═══ RAW DATA ═══
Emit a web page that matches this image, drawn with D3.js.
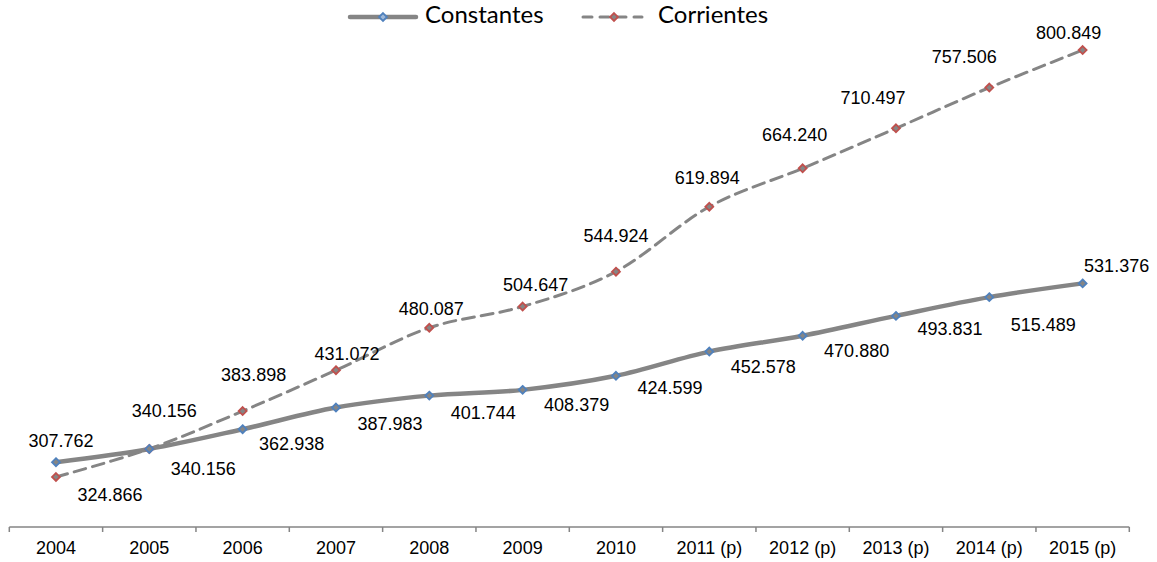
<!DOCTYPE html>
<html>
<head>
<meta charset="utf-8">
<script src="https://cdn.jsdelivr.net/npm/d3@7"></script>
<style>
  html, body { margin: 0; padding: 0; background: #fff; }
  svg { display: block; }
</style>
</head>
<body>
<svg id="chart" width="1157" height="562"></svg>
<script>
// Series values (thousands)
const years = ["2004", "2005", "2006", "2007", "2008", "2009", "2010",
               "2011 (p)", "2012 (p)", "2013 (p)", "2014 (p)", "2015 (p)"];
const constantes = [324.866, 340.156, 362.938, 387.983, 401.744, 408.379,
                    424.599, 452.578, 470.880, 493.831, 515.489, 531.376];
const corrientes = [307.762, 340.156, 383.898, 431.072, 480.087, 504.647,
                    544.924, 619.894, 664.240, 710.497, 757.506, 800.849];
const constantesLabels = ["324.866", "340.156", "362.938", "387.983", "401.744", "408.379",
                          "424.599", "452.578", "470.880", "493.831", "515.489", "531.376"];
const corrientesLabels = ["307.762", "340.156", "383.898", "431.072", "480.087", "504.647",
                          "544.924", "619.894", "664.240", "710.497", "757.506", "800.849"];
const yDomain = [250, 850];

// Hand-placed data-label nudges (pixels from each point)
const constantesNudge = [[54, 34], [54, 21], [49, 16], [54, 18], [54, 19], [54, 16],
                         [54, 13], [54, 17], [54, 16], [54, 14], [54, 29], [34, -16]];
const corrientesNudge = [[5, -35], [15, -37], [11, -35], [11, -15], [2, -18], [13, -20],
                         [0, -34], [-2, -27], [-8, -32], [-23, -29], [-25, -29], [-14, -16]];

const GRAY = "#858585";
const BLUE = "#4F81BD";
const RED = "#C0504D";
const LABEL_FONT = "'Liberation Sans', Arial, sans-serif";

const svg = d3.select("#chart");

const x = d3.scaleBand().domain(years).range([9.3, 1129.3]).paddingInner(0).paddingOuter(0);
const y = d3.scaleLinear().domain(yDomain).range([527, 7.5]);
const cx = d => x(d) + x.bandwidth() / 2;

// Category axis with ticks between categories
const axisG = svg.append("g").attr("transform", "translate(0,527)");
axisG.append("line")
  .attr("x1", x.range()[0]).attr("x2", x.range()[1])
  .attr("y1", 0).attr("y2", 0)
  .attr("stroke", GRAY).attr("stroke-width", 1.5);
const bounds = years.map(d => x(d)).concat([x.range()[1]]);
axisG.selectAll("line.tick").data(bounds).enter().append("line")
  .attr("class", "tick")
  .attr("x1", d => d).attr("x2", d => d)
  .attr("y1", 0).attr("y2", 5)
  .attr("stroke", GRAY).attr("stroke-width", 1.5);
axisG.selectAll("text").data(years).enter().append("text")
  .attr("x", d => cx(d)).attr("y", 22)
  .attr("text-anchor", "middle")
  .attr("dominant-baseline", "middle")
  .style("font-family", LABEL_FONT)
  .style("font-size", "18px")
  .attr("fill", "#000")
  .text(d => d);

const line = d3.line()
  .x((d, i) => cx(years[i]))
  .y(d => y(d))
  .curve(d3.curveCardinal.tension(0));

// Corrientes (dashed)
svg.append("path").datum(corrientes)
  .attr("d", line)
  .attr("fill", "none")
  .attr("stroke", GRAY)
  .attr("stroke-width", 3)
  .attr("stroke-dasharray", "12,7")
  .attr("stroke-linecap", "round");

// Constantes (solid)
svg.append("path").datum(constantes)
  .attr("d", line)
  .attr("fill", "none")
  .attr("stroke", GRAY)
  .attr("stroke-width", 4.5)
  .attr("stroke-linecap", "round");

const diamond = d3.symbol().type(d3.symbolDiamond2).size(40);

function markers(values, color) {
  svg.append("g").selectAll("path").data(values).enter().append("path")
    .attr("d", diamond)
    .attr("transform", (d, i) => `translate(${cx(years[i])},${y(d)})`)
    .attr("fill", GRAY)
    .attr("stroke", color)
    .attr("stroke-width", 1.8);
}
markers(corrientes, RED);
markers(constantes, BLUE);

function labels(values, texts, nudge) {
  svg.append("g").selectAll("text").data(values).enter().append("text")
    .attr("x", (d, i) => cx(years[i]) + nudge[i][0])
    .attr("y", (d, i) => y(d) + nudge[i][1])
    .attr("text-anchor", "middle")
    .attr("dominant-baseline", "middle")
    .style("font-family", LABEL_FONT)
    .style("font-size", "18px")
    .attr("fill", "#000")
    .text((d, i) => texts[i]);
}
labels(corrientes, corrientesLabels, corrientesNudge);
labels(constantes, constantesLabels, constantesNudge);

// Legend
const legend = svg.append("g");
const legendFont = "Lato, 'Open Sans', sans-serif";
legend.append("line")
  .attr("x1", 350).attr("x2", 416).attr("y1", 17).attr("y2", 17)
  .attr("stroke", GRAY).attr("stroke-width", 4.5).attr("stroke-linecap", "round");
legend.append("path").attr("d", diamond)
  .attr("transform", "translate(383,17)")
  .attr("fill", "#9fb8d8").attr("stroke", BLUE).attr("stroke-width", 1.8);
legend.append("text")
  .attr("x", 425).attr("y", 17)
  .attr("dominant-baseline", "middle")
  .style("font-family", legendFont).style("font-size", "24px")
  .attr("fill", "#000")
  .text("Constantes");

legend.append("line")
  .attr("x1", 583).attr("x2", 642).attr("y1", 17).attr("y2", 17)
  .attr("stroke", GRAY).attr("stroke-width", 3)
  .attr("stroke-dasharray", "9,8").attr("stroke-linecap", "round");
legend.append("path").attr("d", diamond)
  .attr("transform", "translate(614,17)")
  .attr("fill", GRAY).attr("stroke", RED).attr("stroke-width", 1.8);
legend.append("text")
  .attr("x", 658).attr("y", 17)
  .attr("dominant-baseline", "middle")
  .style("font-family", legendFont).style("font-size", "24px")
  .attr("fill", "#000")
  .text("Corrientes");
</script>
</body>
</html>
═══
**WHAT TO PRODUCE:** Up to and including the line containing "const yDomain = [250, 850];", repeat every line from the start of the data, but none of the pictures.

**CORRECT RESPONSE:**
Emit a web page that matches this image, drawn with D3.js.
<!DOCTYPE html>
<html>
<head>
<meta charset="utf-8">
<script src="https://cdn.jsdelivr.net/npm/d3@7"></script>
<style>
  html, body { margin: 0; padding: 0; background: #fff; }
  svg { display: block; }
</style>
</head>
<body>
<svg id="chart" width="1157" height="562"></svg>
<script>
// Series values (thousands)
const years = ["2004", "2005", "2006", "2007", "2008", "2009", "2010",
               "2011 (p)", "2012 (p)", "2013 (p)", "2014 (p)", "2015 (p)"];
const constantes = [324.866, 340.156, 362.938, 387.983, 401.744, 408.379,
                    424.599, 452.578, 470.880, 493.831, 515.489, 531.376];
const corrientes = [307.762, 340.156, 383.898, 431.072, 480.087, 504.647,
                    544.924, 619.894, 664.240, 710.497, 757.506, 800.849];
const constantesLabels = ["324.866", "340.156", "362.938", "387.983", "401.744", "408.379",
                          "424.599", "452.578", "470.880", "493.831", "515.489", "531.376"];
const corrientesLabels = ["307.762", "340.156", "383.898", "431.072", "480.087", "504.647",
                          "544.924", "619.894", "664.240", "710.497", "757.506", "800.849"];
const yDomain = [250, 850];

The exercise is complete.